• [YOUR OBJECTIVE] Set down, exactly as written, the lines from the top of the data to the line that holds "from matplotlib.ticker import", and omit the pictures.

• [DATA SECTION]
__________________________________________________
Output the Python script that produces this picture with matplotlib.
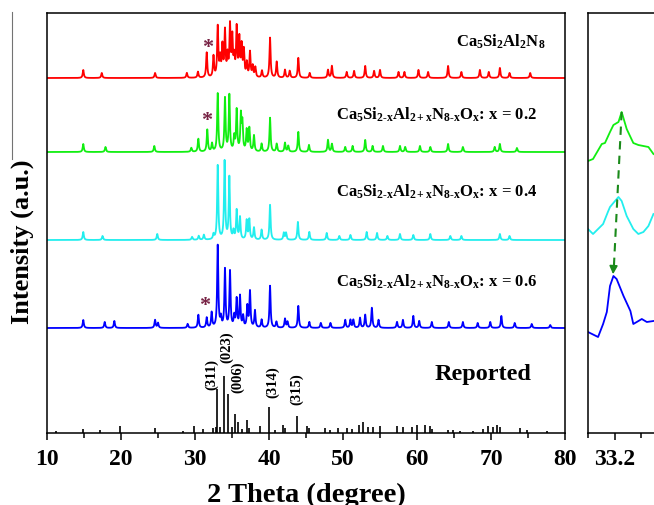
import numpy as np
import matplotlib
matplotlib.use("Agg")
import matplotlib.pyplot as plt
from matplotlib.lines import Line2D
from matplotlib.ticker import MultipleLocator, FixedLocator

plt.rcParams['font.family'] = ['Liberation Serif', 'DejaVu Serif']
plt.rcParams['font.weight'] = 'bold'
plt.rcParams['mathtext.fontset'] = 'custom'
plt.rcParams['mathtext.rm'] = 'Liberation Serif:bold'
plt.rcParams['mathtext.bf'] = 'Liberation Serif:bold'
plt.rcParams['mathtext.it'] = 'Liberation Serif:italic'

# --- peak lists (2theta, height in a.u.) ---
red_pos = [14.9, 17.4, 24.6, 28.9, 30.4, 31.58, 32.5, 33.07, 33.4, 33.7, 34.05, 34.4, 34.73,
           35.04, 35.3, 35.63, 35.99, 36.3, 36.6, 37.0, 37.43, 37.8, 38.15, 39.05, 40.14,
           41.04, 42.16, 42.8, 43.96, 45.5, 47.97, 48.5, 50.5, 51.5, 53.0, 54.2, 55.0, 57.5,
           58.3, 60.2, 61.5, 64.2, 66.0, 68.5, 69.7, 71.2, 72.5, 75.3]
red_int = [8, 5, 5, 5, 6, 25, 21, 50, 18, 30, 45, 20, 50,
           38, 18, 48, 37, 30, 26, 14, 25, 11, 10, 7, 40,
           16, 8, 7, 20, 5, 8, 12, 6, 7, 12, 7, 8, 6,
           6, 8, 6, 12, 6, 8, 6, 10, 5, 5]

green_pos = [14.9, 17.9, 24.5, 29.5, 30.45, 31.66, 32.3, 33.07, 34.05, 34.64, 35.3, 35.63,
             36.2, 36.4, 36.98, 37.34, 37.97, 39.0, 40.14, 41.04, 42.16, 42.6, 43.96, 45.4,
             47.97, 48.5, 50.3, 51.3, 53.0, 54.0, 55.4, 57.7, 58.4, 60.4, 61.8, 64.2, 66.2,
             70.5, 71.2, 73.5]
green_int = [8, 5, 6, 4, 13, 22, 8, 58, 53, 56, 14, 41,
             35, 27, 21, 23, 16, 8, 34, 8, 9, 6, 20, 7,
             12, 8, 5, 6, 12, 6, 6, 6, 5, 6, 5, 8, 5,
             5, 8, 4]

cyan_pos = [14.9, 17.5, 24.9, 29.6, 30.5, 31.2, 32.5, 33.07, 34.0, 34.64, 35.2, 35.63, 36.08,
            36.98, 37.34, 37.97, 39.0, 40.14, 42.0, 42.3, 43.9, 45.45, 47.8, 49.5, 51.0,
            53.2, 54.6, 56.0, 57.7, 59.5, 61.8, 64.5, 66.0, 71.2, 72.5]
cyan_int = [8, 4, 6, 3, 4, 5, 5, 74, 78, 62, 8, 29, 22,
            19, 20, 12, 10, 35, 7, 7, 18, 8, 7, 4, 5,
            8, 7, 4, 6, 5, 6, 4, 4, 6, 4]

blue_pos = [14.9, 17.8, 19.1, 24.6, 25.0, 29.0, 30.45, 31.58, 32.25, 33.07, 33.5, 34.05,
            34.73, 35.3, 35.63, 36.08, 36.5, 37.07, 37.43, 38.1, 39.0, 40.14, 41.0, 42.16,
            42.5, 43.96, 45.45, 47.0, 48.3, 50.3, 51.0, 51.4, 52.3, 53.0, 53.9, 54.8, 57.3,
            58.1, 59.5, 60.3, 62.0, 64.3, 66.2, 68.2, 69.9, 71.4, 73.2, 75.5, 78.0]
blue_int = [8, 6, 7, 8, 5, 4, 13, 10, 15, 82, 9, 58,
            56, 11, 28, 31, 11, 21, 36, 17, 8, 42, 6, 9,
            6, 22, 6, 5, 5, 8, 8, 8, 10, 13, 20, 8, 6,
            8, 12, 7, 6, 6, 6, 5, 6, 12, 5, 4, 3]

ref_pos = [11.2, 14.8, 17.2, 19.9, 24.6, 28.4, 29.9, 31.1, 32.5, 32.8, 33.0, 33.4, 33.9, 34.5,
           34.96, 35.45, 35.86, 36.3, 36.98, 37.3, 38.8, 40.05, 40.8, 41.85, 42.16, 43.74,
           45.2, 45.45, 47.56, 48.2, 49.3, 50.5, 51.2, 52.2, 52.7, 53.4, 54.1, 55.0, 57.3,
           58.1, 59.3, 60.0, 61.1, 61.8, 62.0, 64.2, 64.9, 65.8, 67.6, 68.9, 69.6, 70.3,
           70.8, 71.2, 73.9, 74.8, 77.6]
ref_int = [2, 4, 3, 7, 5, 2, 7, 4, 5, 6, 44, 6, 57, 39,
           6, 19, 11, 4, 13, 5, 7, 26, 3, 8, 5, 17,
           7, 5, 5, 3, 5, 5, 4, 8, 11, 6, 6, 7, 7,
           6, 6, 8, 8, 7, 4, 3, 3, 2, 2, 4, 7, 6,
           8, 6, 5, 3, 2]

hkl_labels = ['(311)', '(023)', '(006)', '(314)', '(315)']
hkl_x = [32.26, 34.3, 35.8, 40.54, 43.7]
hkl_y = [44, 71, 41, 36, 29]

# zoomed panel (2theta, intensity)
zoom_green_x = [33.100, 33.119, 33.152, 33.164, 33.183, 33.196, 33.215, 33.227, 33.246,
                33.271, 33.290, 33.328, 33.347]
zoom_green_y = [272, 274, 289, 290, 301, 308, 311, 321, 304, 290, 288, 286, 279]
zoom_cyan_x = [33.100, 33.119, 33.138, 33.157, 33.175, 33.183, 33.202, 33.215, 33.227,
               33.246, 33.271, 33.290, 33.309, 33.328, 33.347]
zoom_cyan_y = [204, 199, 204, 209, 221, 226, 232, 236, 232, 217, 204, 199, 201, 207, 219]
zoom_blue_x = [33.100, 33.138, 33.157, 33.171, 33.183, 33.196, 33.208, 33.234, 33.260,
               33.271, 33.284, 33.303, 33.322, 33.347]
zoom_blue_y = [101, 96, 109, 121, 147, 157, 154, 137, 122, 109, 111, 114, 111, 112]

offsets = [355, 281, 193, 105]
series = [(red_pos, red_int, '#ff0000'), (green_pos, green_int, '#11ee11'),
          (cyan_pos, cyan_int, '#22eeee'), (blue_pos, blue_int, '#0000ff')]
doped = r'$\mathbf{Ca_5Si_{2\text{-}x}Al_{2+x}N_{8\text{-}x}O_x}$: x = '
labels = [r'$\mathbf{Ca_5Si_2Al_2N_8}$', doped + '0.2', doped + '0.4', doped + '0.6']
label_y = [387, 314, 237, 147]
label_x = [77.3, 76.2, 76.2, 76.3]
star_xy = [(31.76, 386), (31.6, 313), (31.3, 128)]


def pattern(tt, pos, hts, fwhm=0.18):
    g = (fwhm / 2.0) ** 2
    p = np.asarray(pos)[:, None]
    h = np.asarray(hts, dtype=float)[:, None]
    return (h * g / ((tt[None, :] - p) ** 2 + g)).sum(axis=0)


fig = plt.figure(figsize=(6.54, 5.06), dpi=100)
ax = fig.add_axes([47 / 654, 72 / 506, 518 / 654, 420 / 506])
axz = fig.add_axes([588 / 654, 72 / 506, 132 / 654, 420 / 506])

tt = np.arange(10, 80.0001, 0.01)
for (pos, hts, col), off in zip(series, offsets):
    ax.plot(tt, off + pattern(tt, pos, hts), color=col, lw=1.3)

ax.vlines(ref_pos, 0, ref_int, color='black', lw=1.2)

for txt, x, y in zip(labels, label_x, label_y):
    ax.text(x, y, txt, ha='right', va='baseline', fontsize=12, fontweight='bold')
ax.text(75.5, 54, 'Reported', ha='right', va='baseline', fontsize=17.5, fontweight='bold')
for txt, x, y in zip(hkl_labels, hkl_x, hkl_y):
    ax.text(x, y, txt, rotation=90, ha='center', va='bottom', fontsize=10.5, fontweight='bold')
for x, y in star_xy:
    ax.text(x, y, '*', ha='center', va='center', fontsize=16, fontweight='bold', color='#772244')

ax.set_xlim(10, 80)
ax.set_ylim(0, 420)
ax.set_yticks([])
ax.xaxis.set_major_locator(MultipleLocator(10))
ax.xaxis.set_minor_locator(MultipleLocator(5))
ax.set_xlabel('2 Theta (degree)', fontsize=20.5, fontweight='bold', labelpad=9)
ax.set_ylabel('Intensity (a.u.)', fontsize=19, fontweight='bold')
ax.yaxis.set_label_coords(-0.025, 0.457)

# zoomed panel
axz.plot(zoom_green_x, zoom_green_y, color='#11ee11', lw=1.3)
axz.plot(zoom_cyan_x, zoom_cyan_y, color='#22eeee', lw=1.3)
axz.plot(zoom_blue_x, zoom_blue_y, color='#0000ff', lw=1.3)
arrow_col = '#1a8a1a'
axz.plot([33.227, 33.198], [321, 168], color=arrow_col, lw=1.5, ls=(0, (4, 3)))
axz.annotate('', xy=(33.194, 156), xytext=(33.197, 170),
             arrowprops=dict(arrowstyle='-|>', color=arrow_col, lw=1.2,
                             mutation_scale=12))
axz.set_xlim(33.1, 33.1 + 132 / 265)
axz.set_ylim(0, 420)
axz.set_yticks([])
axz.xaxis.set_major_locator(FixedLocator([33.2]))
axz.xaxis.set_minor_locator(FixedLocator([33.1, 33.3, 33.4, 33.5]))

for a in (ax, axz):
    for s in a.spines.values():
        s.set_linewidth(1.1)
    a.tick_params(axis='x', which='major', direction='out', length=5, width=1.1,
                  labelsize=17, pad=6)
    a.tick_params(axis='x', which='minor', direction='out', length=3.5, width=1.1)
    for lab in a.get_xticklabels():
        lab.set_fontweight('bold')

fig.add_artist(Line2D([12 / 654, 12 / 654], [1 - 13 / 506, 1 - 160 / 506],
                      color='0.45', lw=0.8))

fig.savefig('out.png', dpi=100)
__________________________________________________
• [RESPONSE FOR THIS EXERCISE]
Output the Python script that produces this picture with matplotlib.
import numpy as np
import matplotlib
matplotlib.use("Agg")
import matplotlib.pyplot as plt
from matplotlib.lines import Line2D
from matplotlib.ticker import MultipleLocator, FixedLocator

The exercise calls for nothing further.